「忙しい忙しい、と言ってる人ほどよっぽど暇そうに見える。大体忙しい忙しい、って二度もいう暇があるじゃない!」以前、笑いながらそんなことを言う友人がいました。

ここだけの話、本当に忙しい人は、「忙しい」なんて口が裂けても言わないものなんです。

まして「忙しい忙しい」なんて二度も口に出す人の忙しさなんて…。「たかが知れているわね」前述の彼女なら皮肉な笑みを口元に浮かべながら言い放つことでしょう。

端から見ていても本当に多忙な人がいます。親しい人たちは彼女の状況をよく知っています。

「仕事が忙しい」という場合、それは会社的な繁忙期であるとか、悪く言えば、処理能力が低く、頭の回転の速い人ならすぐに片付けてしまえる仕事をいつまでもモタモタやっているとか…。

あるいは、頼まれたら「イヤ」とは言えない性分で、他人の分まで面倒を見てしまうため、いくつも仕事を抱えこんだ結果、忙しさに自分を追い込んでしまう…。

彼女のケースはこれに近いかもしれません。しかし、異なるのは「仕事ではない」ということ。

彼女が抱えている多くのことは報酬には繋がらないのです。誰かから評価されるものでもない。多少感謝はされるかもしれないけれど、…それは稀なケースです。

誰かがしなくてはならないことを、誰も引き受け手がいないから、彼女が一手に引き受けているという状況です。

まったくお金にならないボランティアとして実にまめまめしく立ち働く彼女について、「あの人は暇人だから」などと陰口をきく人も中にはいます。

しかし、実は彼女、ボランティアの隙間時間を活用して、フルタイムで働く人には及ばないながらも、それなりの収入を得ているというから驚きです!

さらに多趣味で、ジャンルの違ういくつかの習い事を掛け持ちしています。それぞれの習い事でそれなりの成果を上げており、代表や調整役を務めたりもしているようです。

そんな彼女ですから、当然交友関係も幅広く、映画や観劇、ランチや飲み会など、いつも予定がぎっしり。

いうまでもなく、彼女はいつも表情がいきいきと輝いている美人で、同性からも異性からも、とても慕われています。

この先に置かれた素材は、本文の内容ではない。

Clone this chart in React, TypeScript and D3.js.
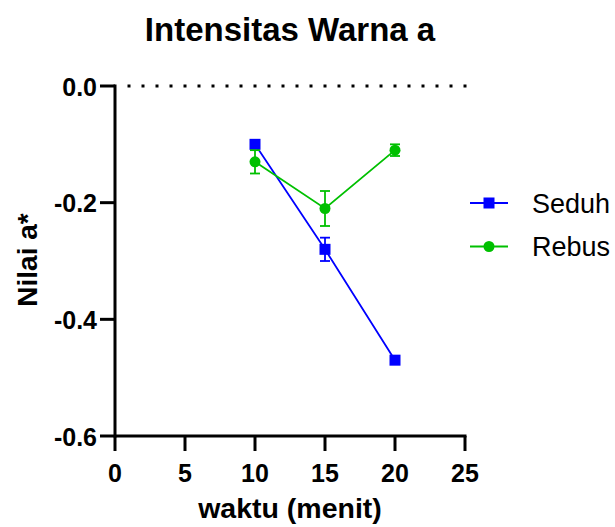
import React from "react";
import * as d3 from "d3";

const times = [10, 15, 20];
const seduh = [-0.1, -0.28, -0.47];
const seduhErr = [0.005, 0.02, 0.0];
const rebus = [-0.13, -0.21, -0.11];
const rebusErr = [0.02, 0.03, 0.01];
const xTicks = [0, 5, 10, 15, 20, 25];
const yTicks = [0, -0.2, -0.4, -0.6];
const seriesNames = ["Seduh", "Rebus"];

const W = 615, H = 527;
const FONT = "Arial, 'Liberation Sans', sans-serif";

export default function App() {
  const x = d3.scaleLinear().domain([0, 25]).range([115, 465]);
  const y = d3.scaleLinear().domain([0, -0.6]).range([86, 436]);
  const line = d3.line<[number, number]>().x(d => x(d[0])).y(d => y(d[1]));
  const blue = "#0000FF";
  const green = "#00C000";
  const series = [
    { name: seriesNames[0], vals: seduh, err: seduhErr, color: blue, shape: "square" },
    { name: seriesNames[1], vals: rebus, err: rebusErr, color: green, shape: "circle" },
  ];
  const dots = d3.range(x(1), x(25) + 1, 14);
  const fmt = (v: number) => d3.format(".1f")(v).replace("\u2212", "-");
  return (
    <svg width={W} height={H} style={{ position: "absolute", left: 0, top: 0, background: "#fff" }}>
      <text x={290} y={41} textAnchor="middle" fontFamily={FONT} fontWeight="bold" fontSize={33}>Intensitas Warna a</text>
      {dots.map((d, i) => (
        <rect key={i} x={d - 1.5} y={y(0) - 1.5} width={3} height={3} fill="#000" />
      ))}
      <line x1={x(0)} x2={x(0)} y1={y(0) - 1.5} y2={y(-0.6) + 1.5} stroke="#000" strokeWidth={3} />
      <line x1={x(0)} x2={x(25) + 1.5} y1={y(-0.6)} y2={y(-0.6)} stroke="#000" strokeWidth={3} />
      {yTicks.map(t => (
        <g key={t}>
          <line x1={x(0) - 15} x2={x(0)} y1={y(t)} y2={y(t)} stroke="#000" strokeWidth={3} />
          <text x={x(0) - 18} y={y(t) + 9.5} textAnchor="end" fontFamily={FONT} fontWeight="bold" fontSize={25}>{fmt(t)}</text>
        </g>
      ))}
      {xTicks.map(t => (
        <g key={t}>
          <line x1={x(t)} x2={x(t)} y1={y(-0.6)} y2={y(-0.6) + 15} stroke="#000" strokeWidth={3} />
          <text x={x(t)} y={482} textAnchor="middle" fontFamily={FONT} fontWeight="bold" fontSize={25}>{t}</text>
        </g>
      ))}
      <text x={290} y={518} textAnchor="middle" fontFamily={FONT} fontWeight="bold" fontSize={28.5}>waktu (menit)</text>
      <text transform={`translate(37,260) rotate(-90)`} textAnchor="middle" fontFamily={FONT} fontWeight="bold" fontSize={28}>Nilai a*</text>
      {series.map(s => {
        const pts = times.map((t, i) => [t, s.vals[i]] as [number, number]);
        return (
          <g key={s.name}>
            <path d={line(pts) || ""} fill="none" stroke={s.color} strokeWidth={1.8} />
            {pts.map((p, i) => {
              const e = s.err[i];
              const cx = x(p[0]);
              return (
                <g key={i}>
                  {e > 0 && (
                    <g stroke={s.color} strokeWidth={1.8}>
                      <line x1={cx} x2={cx} y1={y(p[1] + e)} y2={y(p[1] - e)} />
                      <line x1={cx - 5} x2={cx + 5} y1={y(p[1] + e)} y2={y(p[1] + e)} />
                      <line x1={cx - 5} x2={cx + 5} y1={y(p[1] - e)} y2={y(p[1] - e)} />
                    </g>
                  )}
                  {s.shape === "square" ? (
                    <rect x={cx - 5.5} y={y(p[1]) - 5.5} width={11} height={11} fill={s.color} />
                  ) : (
                    <circle cx={cx} cy={y(p[1])} r={5.5} fill={s.color} />
                  )}
                </g>
              );
            })}
          </g>
        );
      })}
      {series.map((s, i) => {
        const ly = 203 + i * 43.5;
        return (
          <g key={s.name}>
            <line x1={470} x2={508} y1={ly} y2={ly} stroke={s.color} strokeWidth={1.8} />
            {s.shape === "square" ? (
              <rect x={483.5} y={ly - 5.5} width={11} height={11} fill={s.color} />
            ) : (
              <circle cx={489} cy={ly} r={5.5} fill={s.color} />
            )}
            <text x={532} y={ly + 9.5} fontFamily={FONT} fontSize={27}>{s.name}</text>
          </g>
        );
      })}
    </svg>
  );
}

当然ですが、彼女の口から、「忙しい」というコトバを聞いたことがありません。

「いつ寝てるんだろう?ちゃんと食べているのかな?」そんなふうに周囲に気を遣わせることもなく、いつも元気で弾けるような笑顔を見せ、彼女の処理能力の高さには舌を巻く限りです。

こんなにも多忙の中でも、美しさを失わず、むしろ輝いていられる秘訣はどんなことなのでしょう?

それは、「来た誘いをむげに断らない」ことなのだそうです。「忙しいときほど、楽しいことを大事にしたい!」それが彼女の信条。

苦手な人、一緒にいて気詰まりな人の誘いも断らないのでしょうか?「そういう人は、向こうから声をかけてこないんです」

彼女曰く、無為な時間を過ごしていると、そういう、自分と合わない人からの誘いがくることも多い。

しかし、わずかな時間も無駄にせず、大切に過ごしていると、その手の、苦手な人からの誘いはまず、来なくなるのだとか。

「スケジュールが合わなかったら、次の機会に!と言うことを忘れません。その機会はなるべく早めに、私の方からセッティングするようにします」

なるほど、そうした人と人との関わりをけっしておざなりにしない、真摯な姿勢が“美”を作るのですね!納得しました。